Ho, a volte, la sensazione che nella nostra epoca la storia della musica scorra senza un particolare interesse per il suo decorso cronologico, nella nostra discoteca-biblioteca musicale il prima e il dopo, il passato e il futuro diventano elementi intercambiabili, questo non può comportare il rischio per un interprete e per un compositore di una visione uniforme? Di una “globalizzazione” musicale?
Comprendo e condivido la sua opinione.

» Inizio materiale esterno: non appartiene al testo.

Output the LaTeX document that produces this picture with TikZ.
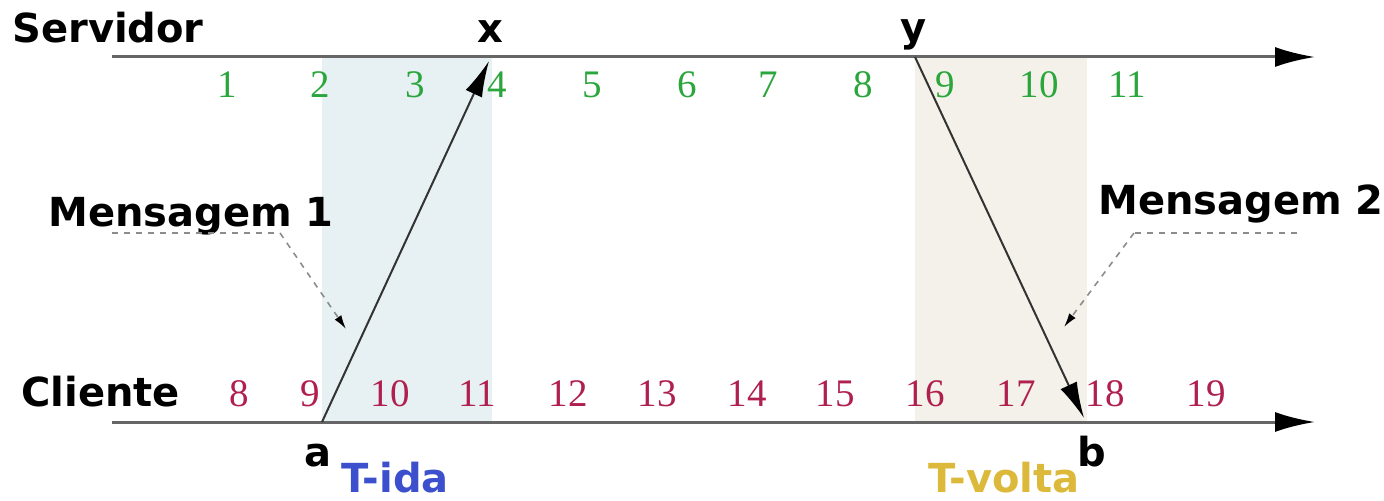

Un altro problema che ho incontrato spesso, in tempi recenti, è il fatto che alcuni autori vendano le proprie opere come “autentiche”, fedeli ad un’epoca o ad una cultura, mentre in realtà risultano solo operazioni commerciali, che mirano ad accarezzare l’orecchio dell’ascoltatore, e ad allargare il portafoglio del produttore. Purtroppo, non ci sono molti strumenti di autodifesa da parte dell’ascoltatore medio, se non quelli legati allo studio e alla conoscenza di ciò che veramente è autentico.
Per quanto riguarda alcuni trend, come la musica medievale, o celtica, o Rinascimentale, ritengo siano comunque passaggi naturali, che possono essere presi positivamente se offerti in maniera seria. Se, per esempio, il disco su John Dowland di Sting e Edin Karamazov ha stimolato molti ascoltatori ad approfondire il repertorio rinascimentale inglese, allora l’operazione ha assunto anche un valore di missione di carattere artistico, e non solo commerciale.